Cgʼose Ntcoxʼo (sometimes Xhose Noxo), known as Cgoise (c. 1950 – 2013) was an artist from Botswana.

Ntcoxʼo was a member of the Ncoakhoe people, speakers of the Naro language, and was born around 1950 in the Ghanzi District of Botswana. She was a member of the Kuru Art Project. In the early 1990s some of her work was shown in a gallery in London and seen by representatives of British Airways, who decided to purchase one of her pieces and to use it as the basis for a design in their ethnic livery scheme. A representative for the airline traveled to Africa to see her; in her telling, she was handed "a piece of paper and told...to make a cross". Despite the fact that she was illiterate, this transaction was held to be binding and to have caused her to transfer the rights to her work. She received 12,000 pula for her work. At the time her husband was ill with tuberculosis and her daughter was unemployed, and she was responsible for supporting a large family.

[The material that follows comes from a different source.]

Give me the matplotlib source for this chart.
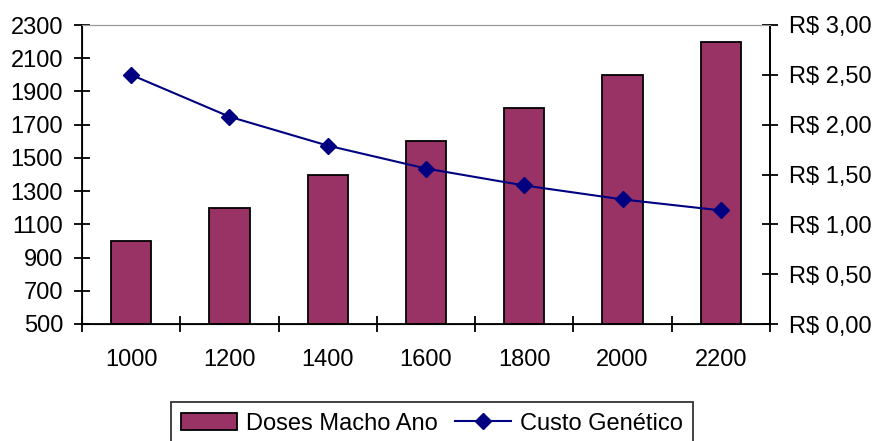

During her career she collaborated with a group of other San artists from the Kuru Art Project on the publication of Qauqaua, an artists' book published in Johannesburg in 1996. In 1999 she was one of eight artists, four from the Kalahari and four from New Mexico, to participate in a cultural exchange with the University of New Mexico in which they would create a suite of lithographs upon the subject of tricksters in folklore. She is represented in the collections of the Portland Museum of Art and the city of Albuquerque, New Mexico, which displays her lithograph Jujubu and Nxam Veldfood in its City and County Government Building. In 2004 her work appeared on a postage stamp issued by Botswana, one of a set of four depicting works by contemporary artists; others represented in the set included Nxaedom Qhomatca and Qgoma Ncokgʼo.

Late in life Ntcoxʼo was taken in by fellow artist Coexʼae Qgam, with whom she lived until the latter's death. Ntcoxʼo herself died of a stroke in 2013, leaving almost no estate.